Intervention de Nicolas Dhuicq

Séance en hémicycle du 9 janvier 2014 à 15h00
Agriculture alimentation et forêt — Article 3

Photo issue du site de l'Assemblée nationale ou de WikipediaNicolas Dhuicq :

Monsieur le ministre, la question des budgets est tout de même la question essentielle. D’abord parce que nous sommes dans un contexte de réduction des dépenses de l’Union européenne à l’égard de l’agriculture, suivant en cela le modèle anglo-saxon. Ensuite parce que, en raison de notre histoire, la France a une organisation étatique alors que l’Allemagne est constituée de Länder puissants. Nos régions sont donc totalement inégales. Votre loi vise à transférer progressivement la décision de l’échelon national à l’échelon régional. L’échelon national perdant son influence, où sera la capacité de vision et de prospective qui va équilibrer les politiques entre les éleveurs purs, les exploitations mixtes, les exploitations de plaine et les exploitations de montagne ?

S’agissant des fonds, j’ai en tête un budget éloigné de celui de l’agriculture mais qui touche largement à la souveraineté. Vous nous dites : si cela marche bien, tant mieux. Mais où trouverez-vous l’argent ? Quel collègue ministre transfèrera de l’argent de ses budgets vers le vôtres ? En disant cela, je pense aux opérations extérieures : une partie de leur coût est prise sur le budget de la défense, une autre partie devant normalement bénéficier d’un financement interministériel. Mais, quel que soit le gouvernement, le ministre de la défense ne parvient jamais à récupérer de l’argent chez ses collègues de l’agriculture, de l’éducation nationale, de l’enseignement, etc. Nous avons donc un exemple macro-économique majeur dans le budget de la nation ; et dans le domaine des politiques régionales, qui est entre le macro et le micro-économique, on peut toujours s’interroger sur l’inflation des dépenses de fonctionnement – nous verrons cela en 2015 –, avec des inégalités flagrantes entre territoires. Permettez-nous donc d’être très inquiets. À l’horizon 2020, les aides moyennes à l’hectare pour l’exploitant hongrois seront de l’ordre de 310 euros, de 295 euros pour l’exploitant allemand alors qu’elles seront de l’ordre de 200 euros pour l’exploitant français si l’on suit votre plan.
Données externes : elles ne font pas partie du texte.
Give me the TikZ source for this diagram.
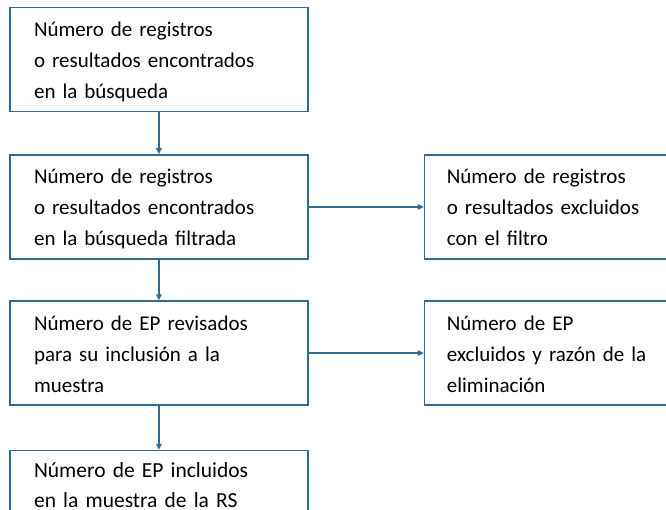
\documentclass[tikz,border=0pt]{standalone}
\usepackage{fontspec}
\setmainfont{Carlito}[WordSpace=0.8]
\usepackage{tikz}
\usetikzlibrary{positioning}
\usetikzlibrary{arrows.meta}
\definecolor{flowblue}{RGB}{46,108,145}

\begin{document}
\begin{tikzpicture}[node distance={42pt and 115.3pt}, line width=1.5pt,
  >={Triangle[length=6pt,width=5.5pt]},
  main/.style = {draw=flowblue, rectangle, minimum height=104pt, text width=249.7pt,
    inner xsep=24pt, align=left, text height=21pt, text depth=67pt,
    font=\fontsize{21}{31}\selectfont},
  side/.style = {main, text width=198pt, inner xsep=22.35pt}]
\useasboundingbox (-9.3pt,6.7pt) rectangle (656.7pt,-503.3pt);
\node[main, anchor=north west] (A) at (0,0) {Número de registros\\ o resultados encontrados\\ en la búsqueda};
\node[main] (B) [below=of A] {Número de registros\\ o resultados encontrados\\ en la búsqueda filtrada};
\node[main] (C) [below=40.6pt of B] {Número de EP revisados\\ para su inclusión a la\\ muestra};
\node[main, text height=16pt, font=\fontsize{21.5}{30}\selectfont] (D) [below=44pt of C] {Número de EP incluidos\\ en la muestra de la RS};
\node[side] (E) [right=of B] {Número de registros\\ o resultados excluidos\\ con el filtro};
\node[side] (F) [right=of C] {Número de EP\\ excluidos~y~razón~de~la\\ eliminación};
\draw[->, flowblue] (A) -- (B);
\draw[->, flowblue] (B) -- (C);
\draw[->, flowblue] (C) -- (D);
\draw[->, flowblue] (B) -- (E);
\draw[->, flowblue] (C) -- (F);
\end{tikzpicture}
\end{document}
Moi, je ne comprends pas comment vous allez justifier auprès du peuple français cette situation dans laquelle la France, qui avec l’Italie est le dernier contributeur net au budget de l’Union européenne, va continuer à subventionner des agricultures extérieures concurrentes des nôtres.

Comment allez-vous expliquer ce dumping entre les régions, dont certaines, ne pouvant boucler leur budget, ne pourront pas aider les exploitants agricoles, pendant que d’autres le feront ? Et cela sur des critères qui demeurent totalement flous – et fous, car votre GIEE, encore une fois, c’est le Snark de Lewis Carroll : cet objet qu’on décrit dans un long poème et qu’on ne voit jamais ! Moi, je ne sais pas ce qu’est le GIEE : quand je vais retourner voir mes exploitants agricoles, souvent à la tête d’exploitations mixtes, mais aussi les vignerons, qu’est-ce que je vais pouvoir leur expliquer ? Qu’est-ce que nous allons pouvoir expliquer à nos compatriotes qui nourrissent le pays ?

Nous allons leur dire : « Vous allez devoir adhérer à un GIEE et si le souverain local, c’est-à-dire le président de la région, décide de vous accorder des aides, vous les aurez. Et si le souverain local, éventuellement, décide de promouvoir quelques jeunes qui cherchent un emploi, qui votent bien, qui pensent bien, nous dépenserons l’argent des impôts des Français à favoriser les futurs militants de la rue de Solférino… » (Exclamations sur les bancs du groupe SRC.)